Updated On: 22 April, 2022 07:10 AM IST | Mumbai | Rosalyn D`mello
How does one keep their professional lives thriving while tending to a newborn? Well, we figure out our own hacks and plan ahead

I have merged the nursery with my work room so that I am able to be around him during the day while he naps and I get my work done. Pic/Rosalyn D’Mello
The recurring question in most every conversation with other mothers my age who are either nursing infants or caring for toddlers is, quite simply—how do I manage to work while mothering? My go-to answer is that I don’t have a choice. Because I have only lived here for two years and haven’t had a full-time job, I am infinitely less privileged than anyone who might have had even the most basic occupation which would have guaranteed me some form of paid maternity leave. Italian laws are not as generous to mothers as other European countries. The higher cost of living also means that hired help is unaffordable. I confess I feel envy when I meet other mothers in the region who get to enjoy certain luxuries to which I am simply not entitled. Additionally, most of them have had their mothers or siblings help them ease into parenthood. My in-laws had COVID one after the other soon after our child’s birth, which made them inaccessible to us for almost three weeks. When my partner exhausted his 10-day paternity leave, it meant that from the time he began his work day, at noon, until 7.30 pm, I was alone with our child.
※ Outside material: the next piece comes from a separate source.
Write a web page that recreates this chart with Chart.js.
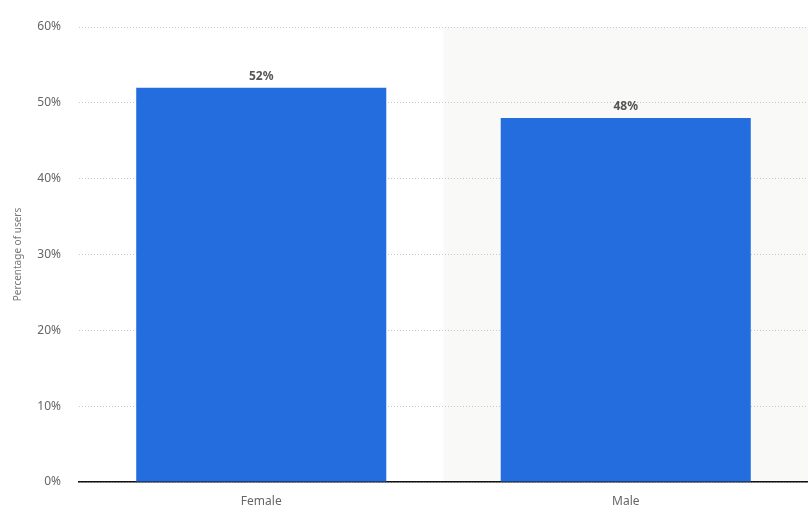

One of my coping mechanisms involved clearing my plate in the final two months of pregnancy. I refused work that didn’t pay enough, which nonetheless resulted in financial loss, but I had better paying work lined up from my third month postpartum that would put me back on track. In the past two months, despite all the challenges of tending to a newborn—and I had many, from recovering from a C-section to not having enough milk and having to pump every three hours while also feeding and caring for our child to having to manage an overactive letdown—I have continued to send these weekly dispatches and write my monthly art criticism essays for the online publication for which I am a contributor. I have also been simultaneously working on my archive, as well as two publications that I must put to bed by the first week of May—the first, a mock-up of my thesis that was the basis of my residency at Künstlerhaus Büchsenhausen, the second, the culmination of my jam documentation project in Tramin, the Traminer Marmaladen Almanach.